Track and field doesn’t enjoy much notoriety in this country other than in Olympic years. Over recent decades, the sport has gotten less and less coverage and exposure on television, in newspapers, magazines and online. Lots of high schools have either de-emphasized or in some cases dropped it, while others only use it as a way to get exercise in the offseason for football and basketball players. Some major events like the Penn Relays that used to be huge network showcases only get sporadic mention now, while even an event like the World Championships doesn’t get the coverage that it deserves other than when it is viewed as a precursor to the Olympics.
But at Tennessee State University, track and field remains something far more than just another sport. TSU has been one of the nation’s leaders in track and field for decades, dating back to the glory days of the ‘60s. Indeed, TSU has not just been a pioneer in the sport, they’ve been a trailblazer thanks to the feats of the legendary coach Ed Temple and his Tigerbelles.
Temple, who passed away last year, gave the squad their name and led them to unprecedented glory over his 41-year coaching career that also included stints with the Olympic and Pan American teams. The Tigerbelles had 23 Olympic medalists (13 gold, six silver, four bronze), and won 24 national titles. Such famous names as Wilma Rudolph, Wyomia Tyus, Willie White and Chandra Cheeseborough-Guice, the current Tigerbelles coach, all achieved national and international fame as Tigerbelles under Temple.
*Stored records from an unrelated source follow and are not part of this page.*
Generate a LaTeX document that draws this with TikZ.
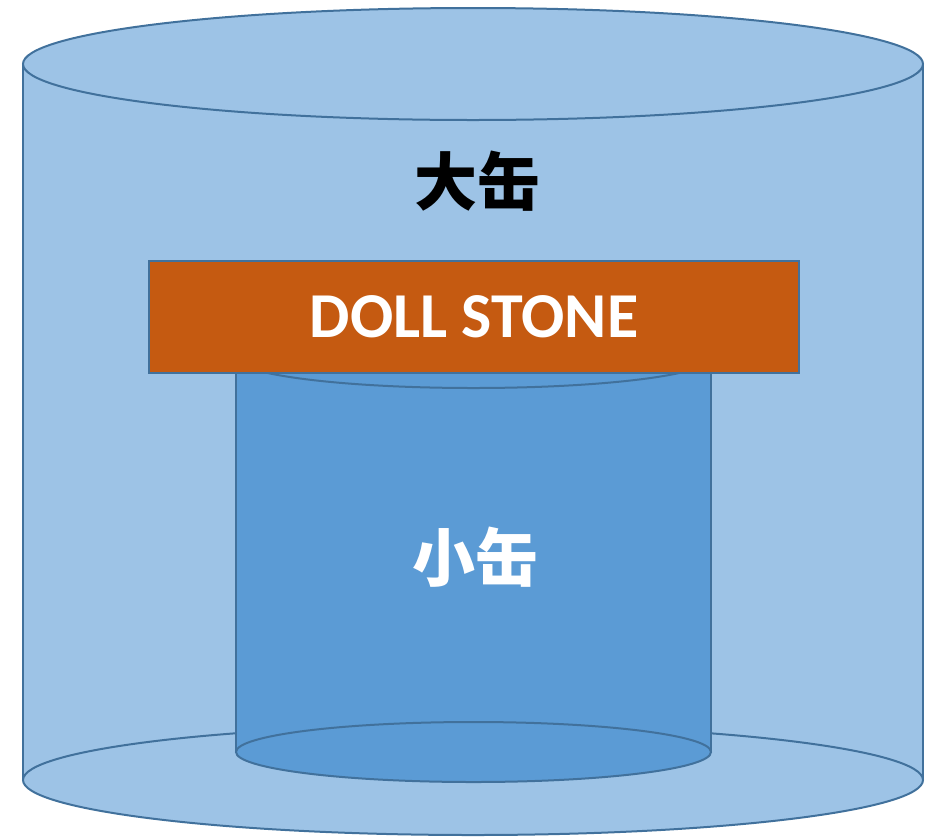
\documentclass[tikz,border=0pt]{standalone}
\usepackage{fontspec}
\setmainfont{Carlito}
\newfontfamily\cjk{Noto Sans CJK SC}
\definecolor{bigfill}{HTML}{9DC3E6}
\definecolor{smallfill}{HTML}{5B9BD5}
\definecolor{edge}{HTML}{41719C}
\definecolor{stonefill}{HTML}{C55A11}
\tikzset{
  outline/.style={draw=edge, line width=2pt},
  stonebox/.style={outline, fill=stonefill, minimum width=650pt, minimum height=112pt, inner sep=0pt, font=\fontsize{64}{64}\selectfont\bfseries, text=white},
  cjklabel/.style={font=\cjk\fontsize{63}{63}\selectfont\bfseries, inner sep=0pt}
}
\begin{document}
\begin{tikzpicture}[x=1pt,y=-1pt]
\useasboundingbox (0,0) rectangle (925,836);
% big can
\fill[bigfill] (23,64) rectangle (923,780);
\fill[bigfill] (473,780) ellipse [x radius=450pt, y radius=55pt];
\draw[outline] (23,64) -- (23,780);
\draw[outline] (923,64) -- (923,780);
\draw[outline] (473,780) ellipse [x radius=450pt, y radius=55pt];
\draw[outline, fill=bigfill] (473,64) ellipse [x radius=450pt, y radius=56pt];
% small can
\fill[smallfill] (236,358) rectangle (711,752);
\draw[outline, fill=smallfill] (473.5,358) ellipse [x radius=237.5pt, y radius=30pt];
\draw[outline] (236,358) -- (236,752);
\draw[outline] (711,358) -- (711,752);
\draw[outline, fill=smallfill] (473.5,752) ellipse [x radius=237.5pt, y radius=30pt];
% stone
\node[stonebox] (stone) at (474,317) {DOLL STONE};
% labels
\node[cjklabel, text=black] (big) at (477,181) {大缶};
\node[cjklabel, text=white] (small) at (475,557) {小缶};
\end{tikzpicture}
\end{document}
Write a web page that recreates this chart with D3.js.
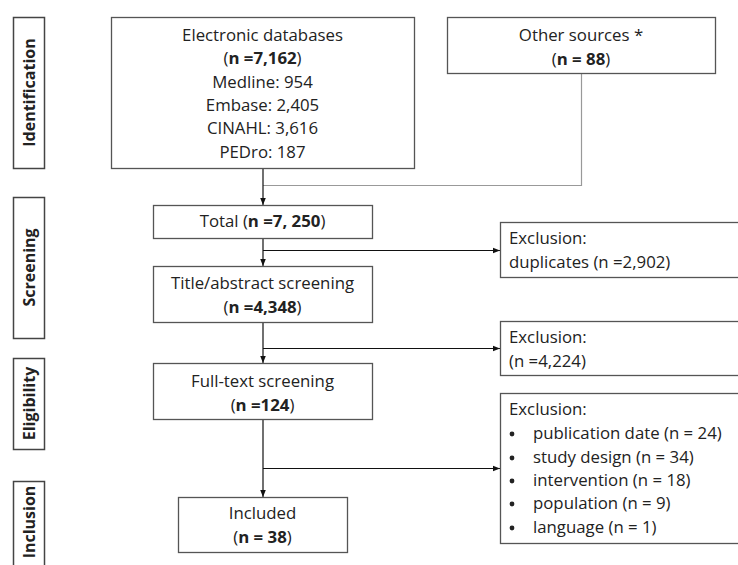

While no one will ever again duplicate Temple’s feats, Cheesborough-Guice is continuing his tradition of developing champions. Last week Amber Hughes became the second straight Tigerbelle to win the Ohio Valley Conference Female Athlete of the Year award. This was voted by the OVC’s athletic and sports information directors. She follows 2016 recipient Clairwin Dameus as the sole TSU Female Athlete of the Year award winners. Hughes has certainly enjoyed a banner season, one reminiscent of past Tigerbelle greats. She won four gold medals at the OVC Indoor Championships, along with an individual silver and one with the 4x400m relay team, and earned Female Athlete of the Championship. Later, Hughes won USTFCCCA Second Team All-America honors for the triple jump after placing 11th at the 2017 NCAA Indoor Championships in College Station, Texas.
She was equally impressive during the outdoor season, winning OVC Field Athlete of the Year. At the OVC Outdoor Championships, Hughes accounted for three individual gold medals, plus one in the 4x400m relay, as well as one individual bronze. She was again awarded Female Athlete of the Championship. She has won 26 OVC individual gold medals. Her quest continues this week at the NCAA championships on June 10.
Unfortunately, not only does track and field not get the attention and publicity it deserves nationwide, it is seldom covered that extensively even locally. Fans seldom pack stadiums for track meets, even championships. Some great athletes who could be tremendous in track and field instead languish on football and basketball benches because there are more scholarships available in those sports.
Thankfully, TSU is one place that still nurtures and develops great track and field performers. Amber Hughes is just the latest in a long line of superb Tigerbelles, and thankfully there’s no sign that this tradition will be waning or ending anytime soon.